◆ **Input records**
┌──
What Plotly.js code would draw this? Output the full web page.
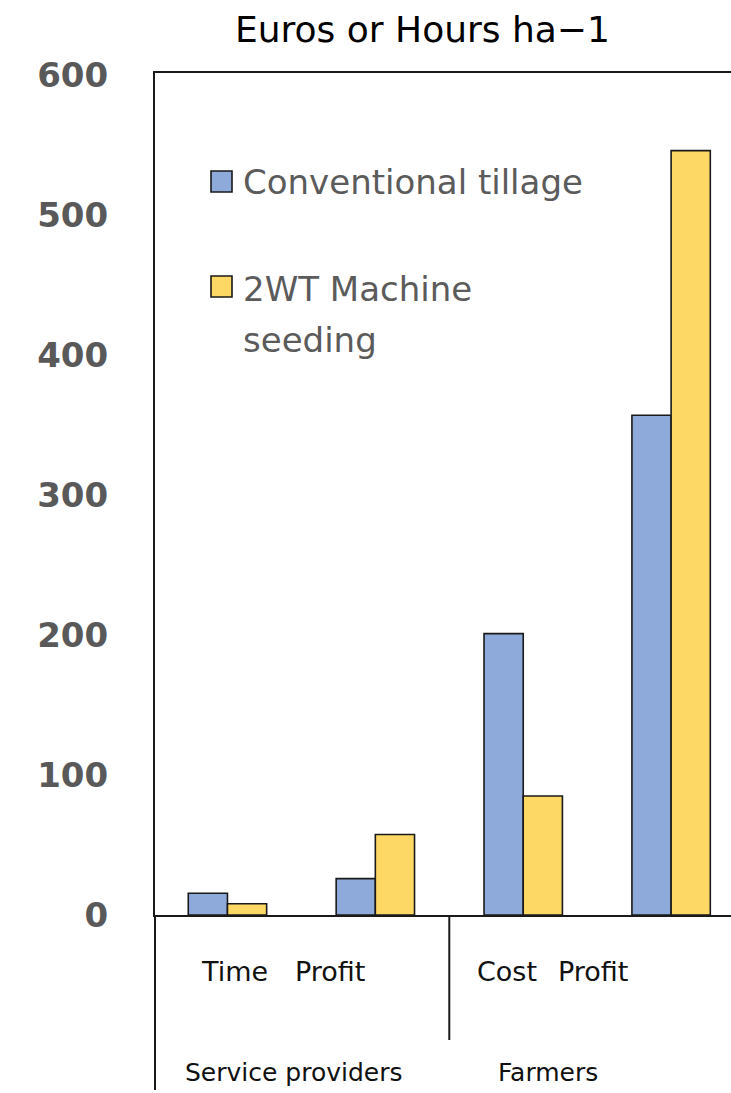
<!DOCTYPE html>
<html><head><meta charset="utf-8">
<script src="https://cdn.plot.ly/plotly-3.0.1.min.js"></script>
<style>html,body{margin:0;padding:0;background:#fff;}#chart{width:731px;height:1093px;}</style>
</head><body><div id="chart"></div>
<script>
var categoryKeys = ["sp_time", "sp_profit", "f_cost", "f_profit"];
var categoryLabels = ["Time", "Profit", "Cost", "Profit"];
var groupLabels = ["Service providers", "Farmers"];
var seriesNames = ["Conventional tillage", "2WT Machine<br>seeding"];
var conventional = [15.5, 26, 201, 357];
var machine = [8, 57.5, 85, 546];
var yTicks = [0, 100, 200, 300, 400, 500, 600];

var colConv = "#8eaadb", colMach = "#fdd865";
var FONT = "'DejaVu Sans', Verdana, sans-serif";
var xr = [-0.49, 3.405];
function px(v){ return (v - xr[0]) / (xr[1] - xr[0]); }

var traces = [
  {type:"bar", x:categoryKeys, y:conventional, name:seriesNames[0], marker:{color:colConv, line:{color:"#1a1a1a", width:1.6}}, showlegend:false, hoverinfo:"y"},
  {type:"bar", x:categoryKeys, y:machine, name:seriesNames[1], marker:{color:colMach, line:{color:"#1a1a1a", width:1.6}}, showlegend:false, hoverinfo:"y"}
];

var plotW = 731 - 155;
var plotH = 1093 - 73 - 178;
function py(pix){ return -pix / plotH; } // pixels below plot bottom -> paper
function pyTop(pix){ return 1 - (pix - 73) / plotH; } // absolute pixel y -> paper
function pxAbs(pix){ return (pix - 155) / plotW; }

var annotations = [
  {text:"Euros or Hours ha\u22121", xref:"paper", yref:"paper", x:pxAbs(422), y:1 + 43/plotH, showarrow:false, font:{family:FONT, size:36, color:"#000"}, xanchor:"center", yanchor:"middle"}
];
var labelOffsets = [0.05, -0.31, -0.11, -0.53];
categoryLabels.forEach(function(t,i){
  annotations.push({text:t, xref:"x", yref:"paper", x:i + labelOffsets[i], y:py(57), showarrow:false, font:{family:FONT, size:27, color:"#111"}, xanchor:"center", yanchor:"middle"});
});
annotations.push({text:groupLabels[0], xref:"x", yref:"paper", x:0.45, y:py(157), showarrow:false, font:{family:FONT, size:25, color:"#111"}, xanchor:"center", yanchor:"middle"});
annotations.push({text:groupLabels[1], xref:"x", yref:"paper", x:2.17, y:py(157), showarrow:false, font:{family:FONT, size:25, color:"#111"}, xanchor:"center", yanchor:"middle"});
// legend texts (second name split over two lines as in the reference)
var legendLines = [[seriesNames[0]], seriesNames[1].split("<br>")];
var legendY = [[182], [289, 340]];
legendLines.forEach(function(lines, s){
  lines.forEach(function(t, k){
    annotations.push({text:t, xref:"paper", yref:"paper", x:pxAbs(241), y:pyTop(legendY[s][k]), showarrow:false, font:{family:FONT, size:34, color:"#5b5b5b"}, xanchor:"left", yanchor:"middle", align:"left"});
  });
});

var shapes = [
  {type:"rect", xref:"paper", yref:"paper", x0:pxAbs(211), x1:pxAbs(232), y0:pyTop(171), y1:pyTop(192), fillcolor:colConv, line:{color:"#1a1a1a", width:1.6}},
  {type:"rect", xref:"paper", yref:"paper", x0:pxAbs(211), x1:pxAbs(232), y0:pyTop(276), y1:pyTop(297), fillcolor:colMach, line:{color:"#1a1a1a", width:1.6}},
  {type:"line", xref:"paper", yref:"paper", x0:px(1.5), x1:px(1.5), y0:0, y1:py(125), line:{color:"#1a1a1a", width:2}},
  {type:"line", xref:"paper", yref:"paper", x0:0, x1:0, y0:0, y1:py(175), line:{color:"#1a1a1a", width:2}}
];

var layout = {
  width:731, height:1093,
  margin:{l:155, r:0, t:73, b:178, pad:0},
  paper_bgcolor:"#fff", plot_bgcolor:"#fff",
  showlegend:false,
  barmode:"group", bargap:0.47, bargroupgap:0,
  xaxis:{type:"category", range:xr, showticklabels:false, ticks:"", showgrid:false, zeroline:false, showline:true, mirror:true, linecolor:"#1a1a1a", linewidth:2, fixedrange:true},
  yaxis:{range:[0, plotH/1.4], tickvals:yTicks, ticktext:yTicks.map(String), showgrid:false, zeroline:false, showline:true, linecolor:"#1a1a1a", linewidth:2, ticks:"", ticklabelstandoff:38, tickfont:{family:FONT, size:34, color:"#595959", weight:"bold"}, fixedrange:true},
  annotations:annotations,
  shapes:shapes
};
Plotly.newPlot("chart", traces, layout, {displayModeBar:false, staticPlot:true});
</script></body></html>
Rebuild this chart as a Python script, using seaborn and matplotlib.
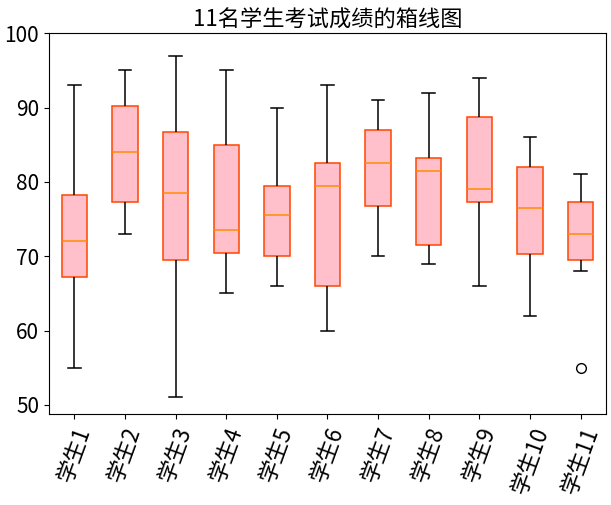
import matplotlib
matplotlib.use("Agg")
import matplotlib.pyplot as plt
import seaborn as sns
import pandas as pd

students = [f"学生{i}" for i in range(1, 12)]
# per-student score samples: [min, q1, median, q3, max] (+ extra points where needed)
scores = {
    "学生1": [55, 67.25, 72, 78.25, 93],
    "学生2": [73, 77.3, 84, 90.25, 95],
    "学生3": [51, 69.5, 78.5, 86.75, 97],
    "学生4": [65, 70.5, 73.5, 85, 95],
    "学生5": [66, 70, 75.5, 79.5, 90],
    "学生6": [60, 66, 79.5, 82.5, 93],
    "学生7": [70, 76.75, 82.5, 87, 91],
    "学生8": [69, 71.5, 81.5, 83.25, 92],
    "学生9": [66, 77.25, 79, 88.75, 94],
    "学生10": [62, 70.25, 76.5, 82, 86],
    "学生11": [55, 68, 69.5, 71, 73, 75, 77.25, 79, 81],
}
title = "11名学生考试成绩的箱线图"

rows = [(s, v) for s in students for v in scores[s]]
df = pd.DataFrame(rows, columns=["student", "score"])

plt.rcParams['font.family'] = ['Noto Sans CJK SC', 'DejaVu Sans']
plt.rcParams['axes.unicode_minus'] = False

fig = plt.figure(figsize=(6.11, 5.05), dpi=100)
ax = fig.add_axes([0.08, 0.18, 0.912, 0.754])

sns.boxplot(data=df, x="student", y="score", order=students, ax=ax,
            width=0.5, saturation=1, color="pink", linewidth=1.1,
            boxprops=dict(facecolor="pink", edgecolor="orangered"),
            medianprops=dict(color="darkorange"),
            whiskerprops=dict(color="black"),
            capprops=dict(color="black"),
            flierprops=dict(marker="o", markerfacecolor="none",
                            markeredgecolor="black", markersize=7))

ax.set_ylim(48.75, 100)
ax.set_xlim(-0.5, 10.5)
ax.set_yticks([50, 60, 70, 80, 90, 100])
ax.set_xlabel("")
ax.set_ylabel("")
ax.set_title(title, fontsize=16, pad=5)
ax.tick_params(axis='y', labelsize=15)
ax.tick_params(axis='x', labelsize=16)
for lab in ax.get_xticklabels():
    lab.set_rotation(70)
    lab.set_ha('center')

fig.savefig("out.png", dpi=100)
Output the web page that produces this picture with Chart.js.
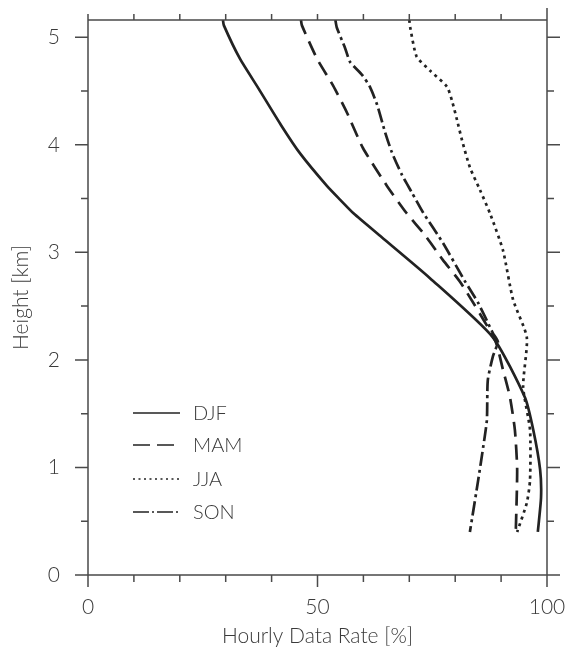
└──
◆ **What the exercise asks**
Identify the lines that contain the string "script", and copy every one of them.

◆ **Full output**
<script src="https://cdn.plot.ly/plotly-3.0.1.min.js"></script>
<script>
</script></body></html>
Rebuild this chart as a Python script, using seaborn and matplotlib.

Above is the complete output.